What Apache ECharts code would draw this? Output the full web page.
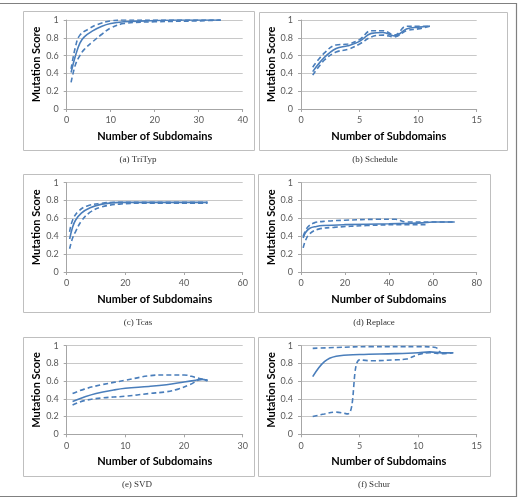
<!DOCTYPE html>
<html><head><meta charset="utf-8">
<script src="https://cdn.jsdelivr.net/npm/echarts@6/dist/echarts.min.js"></script>
<style>html,body{margin:0;padding:0;background:#fff;}#c{width:519px;height:499px;}</style>
</head><body><div id="c"></div>
<script>
// ---- Data (x = number of subdomains, y = mutation score) ----
const captions = ['(a) TriTyp', '(b) Schedule', '(c) Tcas', '(d) Replace', '(e) SVD', '(f) Schur'];
const xMaxes = [40, 15, 60, 80, 30, 15];
const xIntervals = [10, 5, 20, 20, 10, 5];
const yTicks = [0, 0.2, 0.4, 0.6, 0.8, 1];

const tritypMean  = [[1,0.41],[2,0.6],[3,0.74],[4,0.81],[6,0.88],[8,0.93],[10,0.96],[13,0.98],[18,0.99],[25,1.0],[35,1.0]];
const tritypUpper = [[1,0.45],[2,0.7],[3,0.83],[5,0.9],[7,0.95],[10,0.99],[13,1.0],[20,1.0],[35,1.0]];
const tritypLower = [[1,0.3],[2,0.5],[3,0.6],[4,0.67],[6,0.76],[8,0.84],[10,0.91],[13,0.96],[20,0.98],[30,0.99],[35,1.0]];

const scheduleMean  = [[1,0.42],[2,0.58],[3,0.68],[4,0.71],[5,0.76],[6,0.85],[7,0.86],[8,0.82],[9,0.9],[10,0.92],[11,0.93]];
const scheduleUpper = [[1,0.47],[2,0.63],[3,0.72],[4,0.73],[5,0.78],[6,0.88],[7,0.88],[8,0.83],[9,0.93],[10,0.93],[11,0.93]];
const scheduleLower = [[1,0.38],[2,0.55],[3,0.64],[4,0.67],[5,0.73],[6,0.81],[7,0.83],[8,0.81],[9,0.88],[10,0.9],[11,0.93]];

const tcasMean  = [[1,0.37],[2,0.5],[3,0.58],[5,0.66],[8,0.72],[12,0.76],[18,0.78],[30,0.78],[48,0.78]];
const tcasUpper = [[1,0.45],[2,0.58],[4,0.68],[7,0.74],[12,0.77],[16,0.78],[30,0.78],[48,0.78]];
const tcasLower = [[1,0.26],[2,0.38],[3,0.45],[5,0.57],[8,0.67],[12,0.73],[18,0.76],[25,0.77],[48,0.77]];

const replaceMean  = [[1,0.38],[2,0.44],[4,0.49],[7,0.51],[10,0.52],[20,0.53],[40,0.54],[55,0.55],[60,0.56],[70,0.56]];
const replaceUpper = [[1,0.4],[3,0.5],[6,0.55],[12,0.57],[20,0.58],[35,0.59],[43,0.59],[48,0.56],[60,0.56],[70,0.56]];
const replaceLower = [[1,0.27],[2,0.35],[4,0.43],[8,0.48],[15,0.5],[30,0.52],[45,0.53],[58,0.53]];

const svdMean  = [[1,0.37],[3,0.42],[5,0.46],[8,0.5],[10,0.52],[14,0.54],[17,0.56],[20,0.59],[22,0.61],[23,0.62],[24,0.61]];
const svdUpper = [[1,0.46],[3,0.51],[6,0.56],[10,0.61],[14,0.66],[17,0.67],[20,0.67],[22,0.64],[24,0.61]];
const svdLower = [[1,0.33],[3,0.38],[6,0.41],[10,0.43],[14,0.46],[17,0.48],[19,0.51],[21,0.56],[23,0.62],[24,0.6]];

const schurMean  = [[1,0.65],[2,0.82],[3,0.88],[5,0.9],[8,0.91],[10,0.92],[11,0.93],[12,0.92],[13,0.92]];
const schurUpper = [[1,0.97],[3,0.98],[6,0.99],[10,0.99],[11.5,0.98],[12,0.92],[13,0.92]];
const schurLower = [[1,0.2],[2,0.23],[3,0.25],[4,0.23],[5,0.84],[6,0.83],[8,0.84],[9,0.85],[10,0.9],[11,0.92],[12,0.91],[13,0.92]];

const panels = [
  [tritypMean, tritypUpper, tritypLower],
  [scheduleMean, scheduleUpper, scheduleLower],
  [tcasMean, tcasUpper, tcasLower],
  [replaceMean, replaceUpper, replaceLower],
  [svdMean, svdUpper, svdLower],
  [schurMean, schurUpper, schurLower]
];

// ---- Layout ----
const gridPos = [
  {left:66.7, top:20, width:176, height:89},
  {left:301, top:20, width:175.7, height:89},
  {left:66.7, top:182.7, width:176, height:89.3},
  {left:301, top:182.7, width:175.7, height:89.3},
  {left:66.7, top:345.7, width:176, height:88.6},
  {left:301, top:345.7, width:175.7, height:88.6}
];
const boxes = [
  [23,11,231,139],[259,12,248,138],
  [23,174,231,138],[258,174,232,138],
  [23,337,231,139],[258,337,232,139]
];
const capPos = [[138,160],[375,160],[138,322.5],[374,322.5],[137,485],[374,485]];

const blue = '#4a7ebb';
const axisGray = '#a6a6a6';
const grids = [], xAxes = [], yAxes = [], series = [], graphics = [];

gridPos.forEach((g, i) => {
  grids.push(Object.assign({containLabel:false}, g));
  xAxes.push({
    gridIndex:i, type:'value', min:0, max:xMaxes[i], interval:xIntervals[i],
    axisLine:{show:true, onZero:false, lineStyle:{color:axisGray, width:1}},
    axisTick:{show:true, length:3, lineStyle:{color:axisGray}},
    splitLine:{show:false},
    axisLabel:{fontFamily:'Lato', fontSize:9, color:'#595959', margin:7},
    name:'Number of Subdomains', nameLocation:'middle', nameGap:21.5,
    nameTextStyle:{fontFamily:'Lato', fontWeight:'bold', fontSize:11, color:'#000'}
  });
  yAxes.push({
    gridIndex:i, type:'value', min:0, max:1, interval:0.2,
    axisLine:{show:true, onZero:false, lineStyle:{color:axisGray, width:1}},
    axisTick:{show:true, length:3, lineStyle:{color:axisGray}},
    splitLine:{show:true, lineStyle:{color:'#c8c8c8', width:1}},
    axisLabel:{fontFamily:'Lato', fontSize:9, color:'#595959', margin:8,
      formatter: v => String(Math.round(v*10)/10)},
    name:'Mutation Score', nameLocation:'middle', nameGap:22,
    nameTextStyle:{fontFamily:'Lato', fontWeight:'bold', fontSize:11, color:'#000'}
  });
  const [mean, upper, lower] = panels[i];
  const mk = (data, dashed) => ({
    type:'line', xAxisIndex:i, yAxisIndex:i, data:data, smooth:0.4,
    showSymbol:false, symbol:'none', silent:true, animation:false,
    lineStyle:{color:blue, width:1.6, type: dashed ? [5,3] : 'solid'}
  });
  series.push(mk(mean,false), mk(upper,true), mk(lower,true));
  const b = boxes[i];
  graphics.push({type:'rect', shape:{x:b[0]+0.5, y:b[1]+0.5, width:b[2], height:b[3]},
    style:{fill:null, stroke:'#bfbfbf', lineWidth:1}, z:-1, silent:true});
  graphics.push({type:'text', x:capPos[i][0], y:capPos[i][1],
    style:{text:captions[i], font:'9px "Liberation Serif"', fill:'#333', align:'center', verticalAlign:'middle'}, silent:true});
});
// outer frame (left edge is outside the picture)
graphics.push({type:'polyline', shape:{points:[[0,3.5],[516.5,3.5],[516.5,496.5],[0,496.5]]},
  style:{fill:null, stroke:'#808080', lineWidth:1.2}, silent:true});

const chart = echarts.init(document.getElementById('c'), null, {renderer:'canvas'});
chart.setOption({
  animation:false,
  grid:grids, xAxis:xAxes, yAxis:yAxes, series:series, graphic:graphics
});
</script></body></html>
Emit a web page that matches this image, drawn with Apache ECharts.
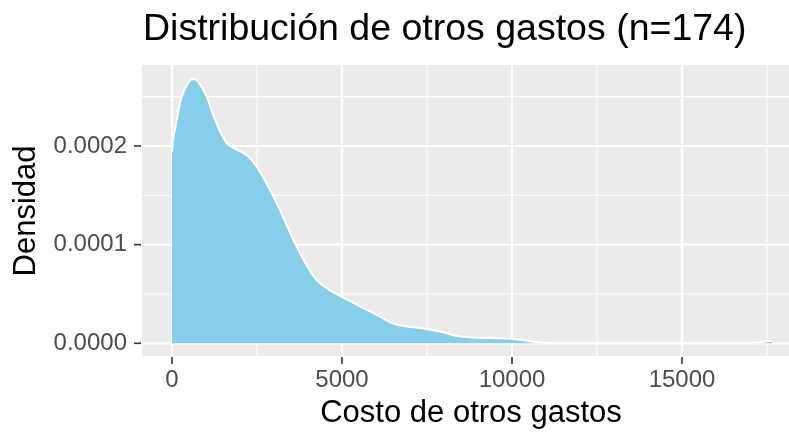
<!DOCTYPE html>
<html>
<head>
<meta charset="utf-8">
<script src="https://cdn.jsdelivr.net/npm/echarts@6/dist/echarts.min.js"></script>
<style>
  html, body { margin: 0; padding: 0; background: #fff; }
  #chart { width: 789px; height: 432px; }
</style>
</head>
<body>
<div id="chart"></div>
<script>
// density estimate
const costValues = [0, 40, 140, 285, 480, 626, 774, 1021, 1215, 1412, 1609, 1803, 2097, 2294,
  2491, 2785, 3176, 3568, 3962, 4256, 4550, 4941, 5332, 5726, 6118, 6509, 6903, 7391, 7882,
  8374, 8862, 9647, 10138, 10626, 11118, 11700, 12600, 14000, 15500, 16700, 17200, 17640];
const densityValues = [1.94e-4, 2.08e-4, 2.26e-4, 2.50e-4, 2.64e-4, 2.68e-4, 2.65e-4, 2.50e-4,
  2.31e-4, 2.15e-4, 2.03e-4, 1.98e-4, 1.93e-4, 1.875e-4, 1.79e-4, 1.62e-4, 1.35e-4, 1.05e-4,
  0.79e-4, 0.64e-4, 0.56e-4, 0.48e-4, 0.41e-4, 0.34e-4, 0.27e-4, 0.20e-4, 0.17e-4, 0.15e-4,
  0.12e-4, 0.075e-4, 0.06e-4, 0.05e-4, 0.04e-4, 0.016e-4, 0.004e-4, 0.001e-4, 0, 0, 0, 0,
  0.008e-4, 0.026e-4];

const xTicks = [0, 5000, 10000, 15000];
const xMinor = [2500, 7500, 12500, 17500];
const yTicks = [0, 0.0001, 0.0002];
const yMinor = [0.00005, 0.00015, 0.00025];

const titleText = "Distribución de otros gastos (n=174)";
const xTitle = "Costo de otros gastos";
const yTitle = "Densidad";

const font = "'Liberation Sans', Arial, Helvetica, sans-serif";

const chart = echarts.init(document.getElementById("chart"));

// white panel grid lines (ggplot look), drawn through the axes' own scales
function gridSeries(dir, values, width) {
  return {
    type: "custom",
    z: 1,
    silent: true,
    clip: true,
    data: values.map((v) => [v]),
    renderItem: (params, api) => {
      const cs = params.coordSys;
      const v = api.value(0);
      let shape;
      if (dir === "v") {
        const px = api.coord([v, 0])[0];
        shape = { x1: px, y1: cs.y, x2: px, y2: cs.y + cs.height };
      } else {
        const py = api.coord([0, v])[1];
        shape = { x1: cs.x, y1: py, x2: cs.x + cs.width, y2: py };
      }
      return {
        type: "line",
        shape: shape,
        style: { stroke: "#ffffff", lineWidth: width },
      };
    },
  };
}

// dark tick marks just outside the panel
function tickSeries(dir, values) {
  return {
    type: "custom",
    z: 4,
    silent: true,
    clip: false,
    data: values.map((v) => [v]),
    renderItem: (params, api) => {
      const cs = params.coordSys;
      const v = api.value(0);
      let shape;
      if (dir === "x") {
        const px = api.coord([v, 0])[0];
        const b = cs.y + cs.height;
        shape = { x1: px, y1: b + 1, x2: px, y2: b + 8 };
      } else {
        const py = api.coord([0, v])[1];
        shape = { x1: cs.x - 8, y1: py, x2: cs.x - 1, y2: py };
      }
      return {
        type: "line",
        shape: shape,
        style: { stroke: "#333333", lineWidth: 1.6 },
      };
    },
  };
}

chart.setOption({
  animation: false,
  backgroundColor: "#ffffff",
  grid: {
    left: 142,
    right: 0,
    top: 65,
    bottom: 76,
    show: true,
    backgroundColor: "#EBEBEB",
    borderWidth: 0,
  },
  xAxis: {
    type: "value",
    min: -882,
    max: 18147,
    axisLine: { show: false },
    splitLine: { show: false },
    axisTick: { show: false },
    axisLabel: {
      customValues: xTicks,
      formatter: (v) => String(v),
      color: "#4D4D4D",
      fontSize: 24,
      fontFamily: font,
      margin: 12,
    },
  },
  yAxis: {
    type: "value",
    min: -1.287e-5,
    max: 2.821e-4,
    axisLine: { show: false },
    splitLine: { show: false },
    axisTick: { show: false },
    axisLabel: {
      customValues: yTicks,
      formatter: (v) => v.toFixed(4),
      color: "#4D4D4D",
      fontSize: 24,
      fontFamily: font,
      margin: 15,
    },
  },
  graphic: [
    {
      type: "text",
      style: {
        text: titleText,
        x: 143,
        y: 30,
        font: "37.5px " + font,
        fill: "#000000",
        textAlign: "left",
        textVerticalAlign: "middle",
      },
    },
    {
      type: "text",
      style: {
        text: xTitle,
        x: 471,
        y: 413,
        font: "31px " + font,
        fill: "#000000",
        textAlign: "center",
        textVerticalAlign: "middle",
      },
    },
    {
      type: "text",
      x: 26,
      y: 211,
      rotation: Math.PI / 2,
      style: {
        text: yTitle,
        x: 0,
        y: 0,
        font: "31px " + font,
        fill: "#000000",
        textAlign: "center",
        textVerticalAlign: "middle",
      },
    },
  ],
  series: [
    gridSeries("v", xMinor, 1.1),
    gridSeries("h", yMinor, 1.1),
    gridSeries("v", xTicks, 2.2),
    gridSeries("h", yTicks, 2.2),
    tickSeries("x", xTicks),
    tickSeries("y", yTicks),
    {
      type: "line",
      z: 3,
      data: costValues.map((x, i) => [x, densityValues[i]]),
      smooth: 0.4,
      showSymbol: false,
      symbol: "none",
      lineStyle: { color: "#ffffff", width: 2 },
      areaStyle: { color: "#87CEEB", opacity: 1 },
      silent: true,
    },
  ],
});
</script>
</body>
</html>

DIRECTION | Identify the lines in the entries above that contain "this", then copy them out.

RESULT OF THE TASK |
What Apache ECharts code would draw this? Output the full web page.
Emit a web page that matches this image, drawn with Apache ECharts.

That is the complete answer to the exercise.